▶ [What needs to be done]
Gather up all lines that carry the word "this".
======== Provided information
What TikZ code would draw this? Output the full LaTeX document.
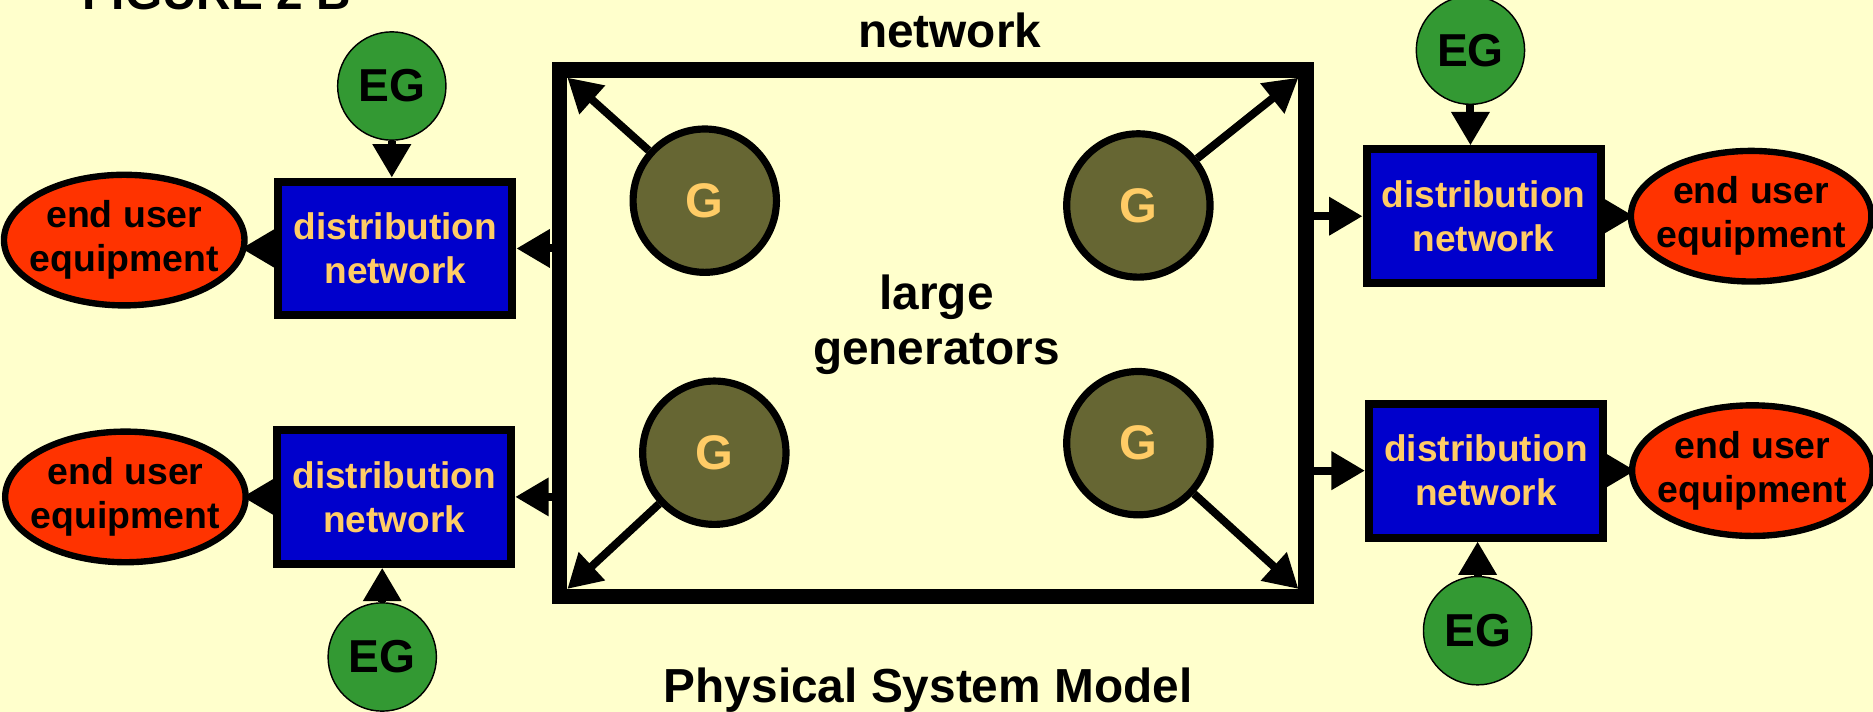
\documentclass[tikz,border=0pt]{standalone}
\usepackage{fontspec}
\setmainfont{Liberation Sans}
\usetikzlibrary{arrows.meta,shapes.geometric}
\definecolor{bgyellow}{HTML}{FFFFCC}
\definecolor{distblue}{HTML}{0000CC}
\definecolor{euorange}{HTML}{FF3300}
\definecolor{eggreen}{HTML}{339933}
\definecolor{genolive}{HTML}{666633}
\definecolor{goldtext}{HTML}{FFCC66}
\newcommand\fsz[2]{\fontsize{#1}{#2}\selectfont}
\begin{document}
\begin{tikzpicture}[x=0.75pt,y=-0.75pt,
  distbox/.style={rectangle, draw=black, fill=distblue, line width=5pt,
    minimum width=147pt, minimum height=84pt, inner sep=0pt,
    text=goldtext, font=\bfseries\fsz{23.25}{27.75}, align=center},
  euser/.style={ellipse, draw=black, fill=euorange, line width=4pt,
    minimum width=151pt, minimum height=82pt, inner sep=0pt,
    text=black, font=\bfseries\fsz{23.5}{27.75}, align=center},
  egen/.style={circle, draw=black, fill=eggreen, line width=0.9pt,
    minimum size=68pt, inner sep=0pt, font=\bfseries\fsz{29}{30}},
  gen/.style={circle, draw=black, fill=genolive, line width=4.5pt,
    minimum size=90pt, inner sep=0pt, text=goldtext, font=\bfseries\fsz{30.5}{32}},
  netbox/.style={rectangle, draw=black, line width=9.75pt,
    minimum width=468.75pt, minimum height=330.75pt, inner sep=0pt},
  arr/.style={line width=5pt, -{Triangle[length=21pt,width=23pt]}},
  lbl/.style={font=\bfseries\fsz{30}{34.5}, align=center}
]
\useasboundingbox (0,0) rectangle (1568,596);
\fill[bgyellow] (0,0) rectangle (1568,596);

% title fragments
\node[lbl, anchor=base west, inner sep=0pt] (fig) at (69,8) {FIGURE 2 B};
\node[lbl, anchor=base, inner sep=0pt] (nettitle) at (795,40) {network};
\node[lbl, anchor=base, inner sep=0pt] (psm) at (777,588) {Physical System Model};

% network box
\node[netbox] (net) at (781,279) {};
\coordinate (c1) at (475,65);
\coordinate (c2) at (1087,65);
\coordinate (c3) at (475,493);
\coordinate (c4) at (1087,493);

% generators
\node[gen] (g1) at (590,168) {G};
\node[gen] (g2) at (953,172) {G};
\node[gen] (g3) at (598,379) {G};
\node[gen] (g4) at (953,371) {G};
\node[lbl] (lg) at (784,272) {large\\generators};

\draw[arr] (g1) -- (c1);
\draw[arr] (g2) -- (c2);
\draw[arr] (g3) -- (c3);
\draw[arr] (g4) -- (c4);

% distribution networks
\node[distbox] (dl1) at (331,208) {distribution\\network};
\node[distbox] (dl2) at (330,416) {distribution\\network};
\node[distbox] (dr1) at (1242,181) {distribution\\network};
\node[distbox] (dr2) at (1244,394) {distribution\\network};

% end user equipment
\node[euser] (el1) at (104,201) {\makebox[0pt]{end user}\\\makebox[0pt]{equipment}};
\node[euser] (el2) at (105,416) {\makebox[0pt]{end user}\\\makebox[0pt]{equipment}};
\node[euser] (er1) at (1466,181) {\makebox[0pt]{end user}\\\makebox[0pt]{equipment}};
\node[euser] (er2) at (1467,394) {\makebox[0pt]{end user}\\\makebox[0pt]{equipment}};

% embedded generators
\node[egen] (eg1) at (328,72) {EG};
\node[egen] (eg2) at (320,550) {EG};
\node[egen] (eg3) at (1231,42) {EG};
\node[egen] (eg4) at (1237,528) {EG};

% connectors
\draw[arr] (eg1) -- (eg1 |- dl1.north);
\draw[arr] (eg2) -- (eg2 |- dl2.south);
\draw[arr] (eg3) -- (eg3 |- dr1.north);
\draw[arr] (eg4) -- (eg4 |- dr2.south);

\draw[arr] (net.west |- dl1) -- (dl1.east);
\draw[arr] (net.west |- dl2) -- (dl2.east);
\draw[arr] (net.east |- dr1) -- (dr1.west);
\draw[arr] (net.east |- dr2) -- (dr2.west);

\draw[arr] (dl1.west) -- ([xshift=-4pt]dl1.west -| el1.east);
\draw[arr] (dl2.west) -- ([xshift=-4pt]dl2.west -| el2.east);
\draw[arr] (dr1.east) -- ([xshift=4pt]dr1.east -| er1.west);
\draw[arr] (dr2.east) -- ([xshift=4pt]dr2.east -| er2.west);
\end{tikzpicture}
\end{document}
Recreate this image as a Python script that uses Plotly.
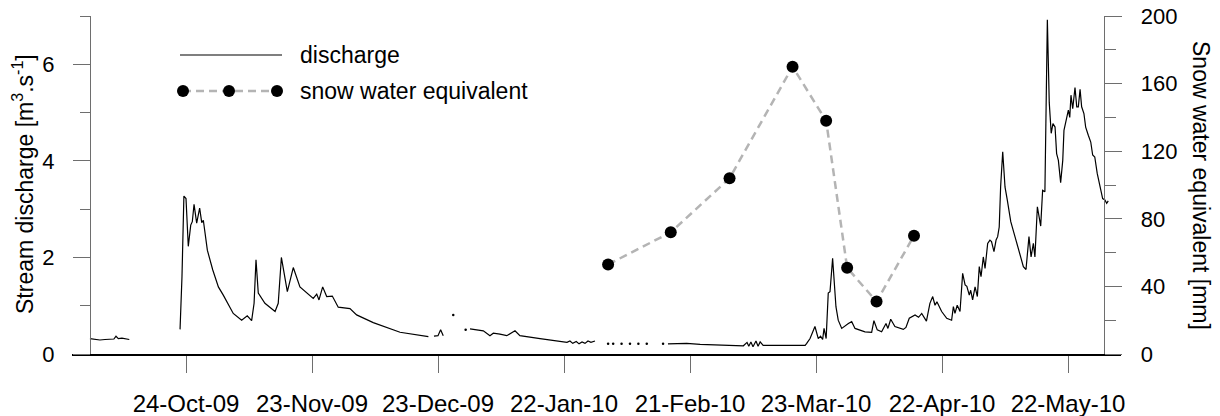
================
▶ [Expected answer]
What TikZ code would draw this? Output the full LaTeX document.
Recreate this image as a Python script that uses Plotly.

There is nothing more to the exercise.